Die ehemalige Gordon-Brown-Ministerin Yvette Cooper, die mit 17 Prozent Stimmenanteil dritte wurde, hatte vor allem mit ihrer mehrfachen Mutterschaft für sich geworben. Die vierte Bewerberin, Liz Kendall, für die viereinhalb Prozent der Urwähler stimmten, unterschiedet sich von ihr weniger politisch als dadurch, dass sie keine Kinder hat.

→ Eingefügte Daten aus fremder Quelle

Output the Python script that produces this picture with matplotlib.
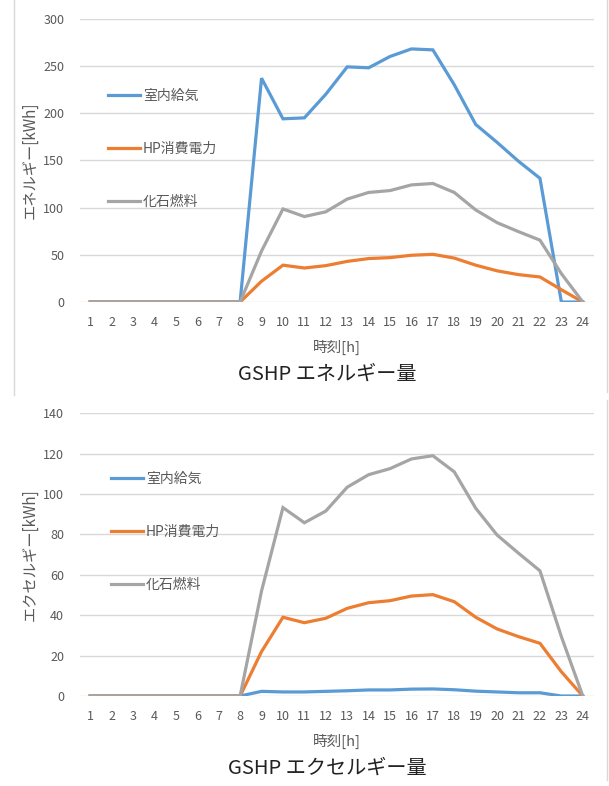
import matplotlib.pyplot as plt
from matplotlib.lines import Line2D

plt.rcParams['font.family'] = ['Noto Sans CJK JP', 'DejaVu Sans']

hours = list(range(1, 25))
labels = ['室内給気', 'HP消費電力', '化石燃料']
colors = ['#5B9BD5', '#ED7D31', '#A5A5A5']

# energy [kWh]
energy_supply = [0, 0, 0, 0, 0, 0, 0, 0, 237, 194, 195, 220, 249, 248, 260, 268, 267, 230, 188, 169, 149, 131, 0, 0]
energy_hp = [0, 0, 0, 0, 0, 0, 0, 0, 22, 39, 36, 38.5, 43, 46, 47, 49.5, 50.5, 46.5, 39, 33, 29, 26.5, 13, 0]
energy_fossil = [0, 0, 0, 0, 0, 0, 0, 0, 54, 98.5, 90.5, 95.5, 109, 116, 118, 124, 125.5, 116, 97.5, 84, 74.5, 65.5, 30, 0]

# exergy [kWh]
exergy_supply = [0, 0, 0, 0, 0, 0, 0, 0, 2.3, 2, 2, 2.3, 2.6, 3, 3, 3.4, 3.5, 3.1, 2.4, 2, 1.6, 1.6, 0, 0]
exergy_hp = [0, 0, 0, 0, 0, 0, 0, 0, 22, 39, 36.3, 38.5, 43.4, 46.2, 47.2, 49.5, 50.2, 46.7, 39, 33.2, 29.4, 26.1, 12, 0]
exergy_fossil = [0, 0, 0, 0, 0, 0, 0, 0, 52, 93.3, 85.8, 91.6, 103.4, 109.6, 112.6, 117.4, 119, 111, 93, 79.7, 70.7, 62, 29.4, 0]

W, H = 609, 786
fig = plt.figure(figsize=(W / 100, H / 100), dpi=100)

text_col = '#595959'
grid_col = '#D9D9D9'


def draw(ax, series, ymax, ystep, ylabel, title, leg_top, leg_left):
    for vals, lab, c in zip(series, labels, colors):
        ax.plot(hours, vals, color=c, lw=2.3, label=lab, solid_joinstyle='miter')
    ax.set_xlim(0.5, 24.5)
    ax.set_ylim(0, ymax)
    ax.set_xticks(hours)
    ax.set_yticks(range(0, ymax + 1, ystep))
    ax.yaxis.grid(True, color=grid_col, lw=1)
    ax.set_axisbelow(True)
    for s in ax.spines.values():
        s.set_visible(False)
    ax.tick_params(length=0, labelsize=9, colors=text_col)
    ax.tick_params(axis='x', pad=10)
    ax.tick_params(axis='y', pad=11)
    ax.set_ylabel(ylabel, fontsize=11, color=text_col)
    ax.yaxis.set_label_coords(-0.079, 0.5)
    ax.set_xlabel(title[0], fontsize=10.5, color=text_col, labelpad=8)
    fig.text(0.537, title[2], title[1], ha='center', va='center', fontsize=14.5, color='#222222')
    ax.legend(loc='upper left', bbox_to_anchor=(leg_left / W, 1 - leg_top / H),
              bbox_transform=fig.transFigure, frameon=False, fontsize=10,
              labelspacing=2.8, handlelength=2.3, handletextpad=0.2,
              borderpad=0, borderaxespad=0, labelcolor=text_col)


ax1 = fig.add_axes([79.5 / W, 1 - 302 / H, 514 / W, 283.3 / H])
draw(ax1, [energy_supply, energy_hp, energy_fossil], 300, 50,
     'エネルギー[kWh]', ('時刻[h]', 'GSHP エネルギー量', 1 - 374 / H), 89, 108)

ax2 = fig.add_axes([79.5 / W, 1 - 696 / H, 514 / W, 282.7 / H])
draw(ax2, [exergy_supply, exergy_hp, exergy_fossil], 140, 20,
     'エクセルギー[kWh]', ('時刻[h]', 'GSHP エクセルギー量', 1 - 768 / H), 472, 111)

# chart area borders
fig.add_artist(Line2D([14 / W, 14 / W], [1, 1 - 395 / H], color=grid_col, lw=1))
fig.add_artist(Line2D([607 / W, 607 / W], [1, 1 - 392 / H], color=grid_col, lw=1))
fig.add_artist(Line2D([607 / W, 607 / W], [1 - 400 / H, 1 - 780 / H], color=grid_col, lw=1))

fig.savefig('out.png', dpi=100)
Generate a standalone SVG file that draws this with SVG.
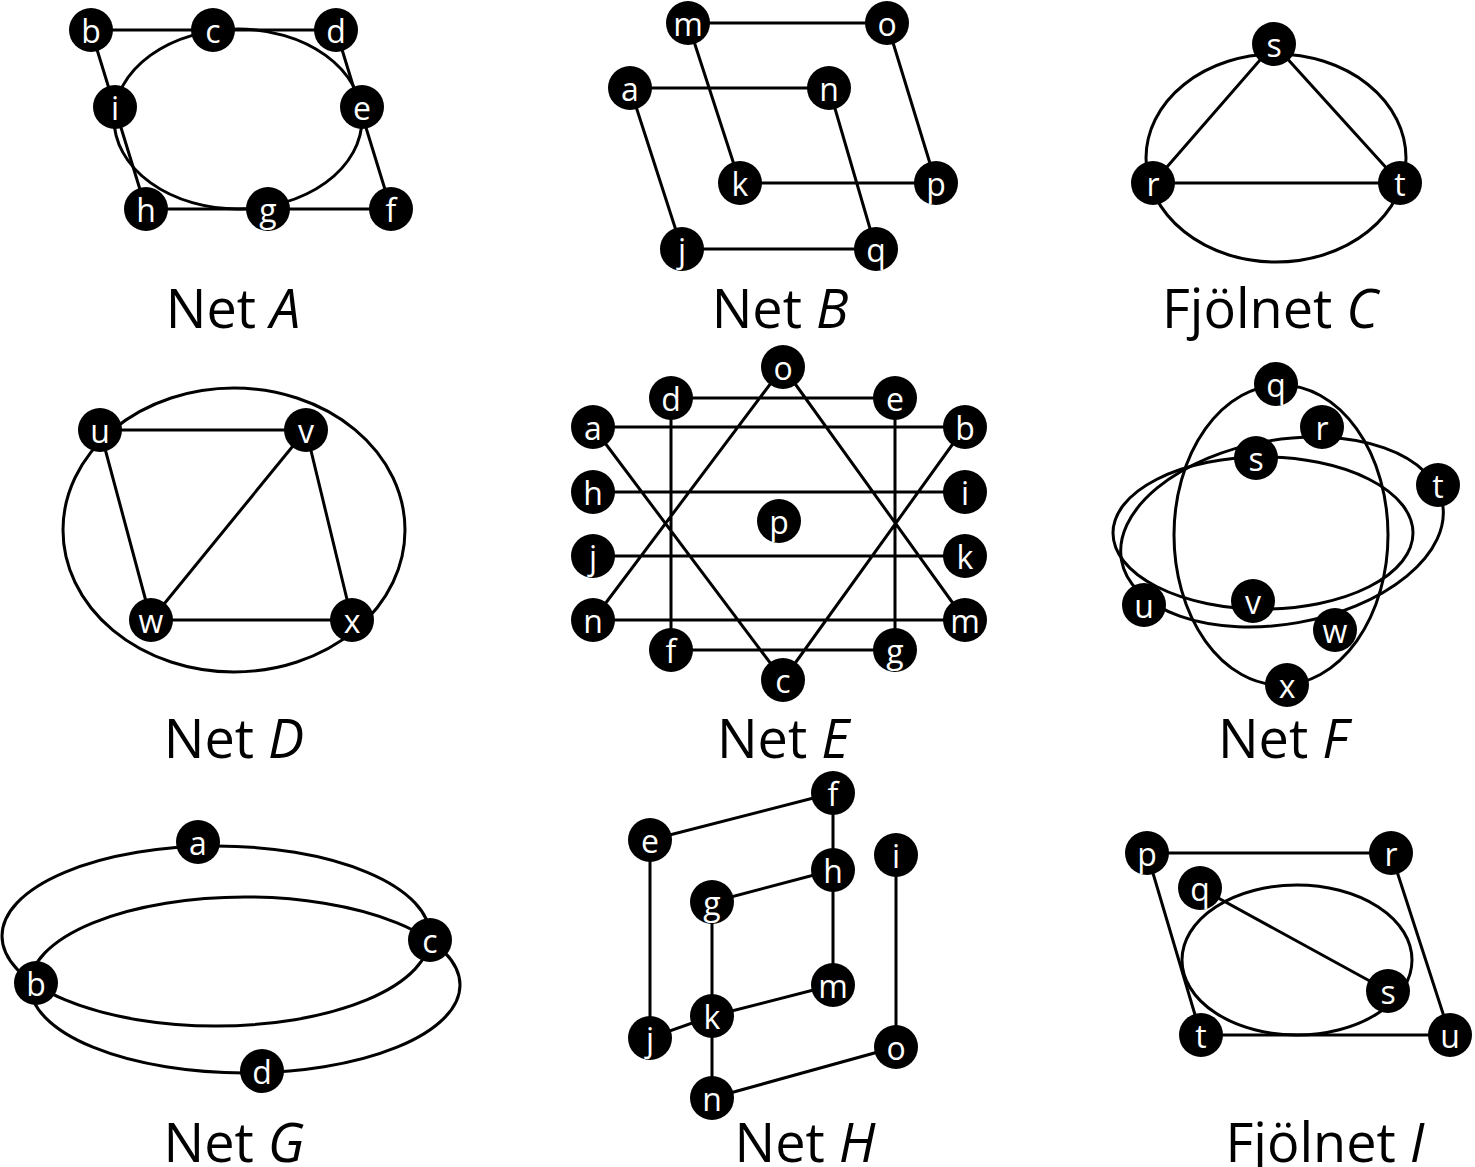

Dass die Labour-Party-Elite bei der eigentlichen Vorsitzendenwahl auf dem Brightoner Parteitag Ende September putscht und einen anderen Kandidaten als den Urwahlsieger aufstellt und wählt, gilt als sehr unwahrscheinlich. Britische Medien glauben, dass sie abwarten wird, ob Corbyn mit seiner Gegnerschaft zu Interventionsabenteuern, seiner Weigerung, einen EU-Austritt auszuschließen, wenn sich Brüssel nicht reformiert, und seiner Kritik an der "Austeritätspolitik" Labour bessere Umfragewerte und Wahlergebnisse beschert - oder schlechtere.

Tritt letzteres ein, könnte das an Corbyns ideologischer Kompromisslosigkeit liegen, die sich unter anderem darin zeigte, dass er sich scheiden ließ, weil er seinen Sohn auf eine schlechtere Schule schicken wollte. Auch sein 491-Chamberlainismus (den er im Umgang mit den Terrororganisationen IRA, Hisbollah und Hamas an den Tag legte) könnte viele Wechselwähler abschrecken. Die Latte, die Corbyns Vorgänger Ed Milliband dem neuen Vorsitzenden bei der für Labour verheerenden Unterhauswahl im Mai legte, ist allerdings nicht sehr hoch.